De omvang van de schadevergoeding wegens verlies van verdienvermogen
Werknemer heeft naar het oordeel van het hof voldoende onderbouwd dat hij gemiddeld circa 32 uur per week werkte voor € 7 netto per uur. Het hof acht aannemelijk dat werknemer in een situatie zonder ongeval voor werkgever was blijven werken of elders vergelijkbaar werk was gaan verrichten, gelet op zijn arbeidsverleden en leeftijd. Het hof is bovendien van oordeel dat werkgever een fiscale garantie dient te geven voor de schadepost verlies van verdienvermogen omdat de schade op nettobasis is berekend en eventuele fiscale consequenties daarvan voor rekening van werkgever moeten komen.
Belang van de vordering benadeelde partij
De vordering van werknemer als benadeelde partij in de strafprocedure van werkgever is door de strafkamer van het hof toegewezen tot een totaalbedrag van € 84.784,26. De vraag moet nog worden beantwoord of werknemer na het strafarrest in de onderhavige procedure aanspraak kan maken op meer en hogere bedragen aan schadevergoeding dan wat de strafrechter heeft toegewezen. Die vraag wordt bevestigend beantwoord, met verwijzing naar uitgangspunten uit het arrest van de Hoge Raad van 28 mei 2019 (ECLI:NL:HR:2019:793). In dit geval is het strafarrest nog niet onherroepelijk. Reeds op die grond kan werkgever zich niet op het gezag van gewijsde van het strafarrest beroepen. Ook als het cassatieberoep in de strafzaak wordt afgewezen en de veroordeling benadeelde partij in de strafzaak in stand blijft, geldt dat de gevorderde schadevergoeding in de strafzaak slechts gedeeltelijk is toegewezen en dat werknemer voor het overige in zijn vorderingen niet-ontvankelijk is verklaard. Werkgever kan zich, ten aanzien van het gedeelte van de vordering waarover in de strafzaak niet inhoudelijk is beslist, niet op het gezag van gewijsde van het strafarrest beroepen (artikel 236 lid 1 Rv).
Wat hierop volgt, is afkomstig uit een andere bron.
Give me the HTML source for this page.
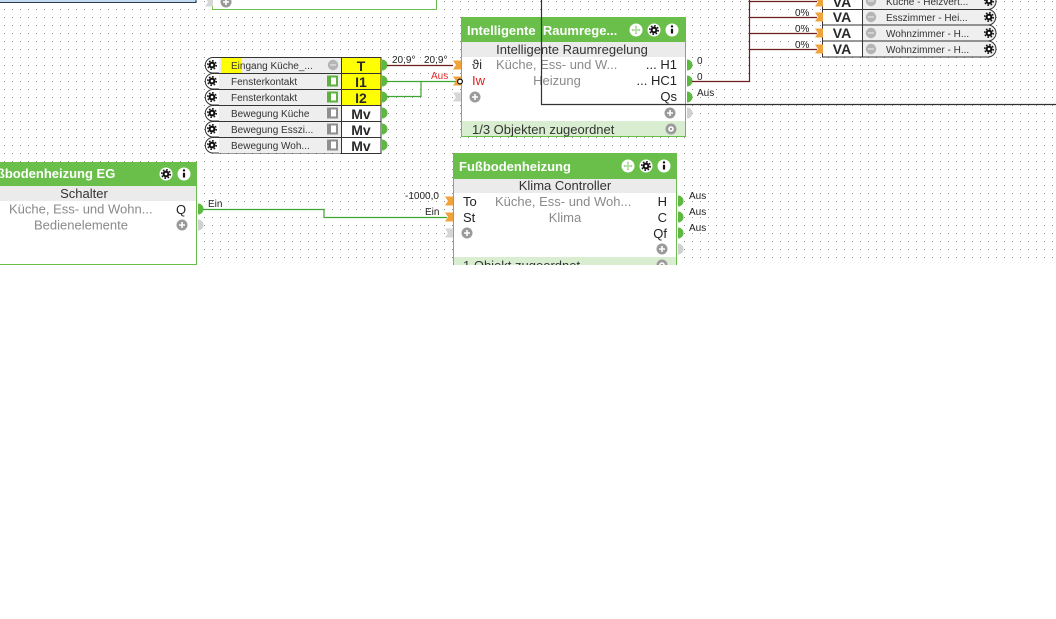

Van belang is dat de strafrechter enkel voor bepaalde posten een voorschot op de schadevergoeding heeft toegewezen. Dit betekent dat voor zover in deze procedure (ten overstaan van de civiele rechter) een hoger bedrag wordt toegewezen, dit hogere bedrag verschuldigd is. Dit geldt ook voor zover in een eventuele schadestaatprocedure nog bedragen worden toegewezen voor de ná 31 december 2023 geleden schade. Praktisch gezien betekent dit dat de totale door werkgever te betalen schadevergoeding de volledige in deze civiele procedure toegewezen en nog toe te wijzen bedragen zijn (inclusief de toegewezen wettelijke rente) en hij deze bedragen dus moet betalen aan werknemer.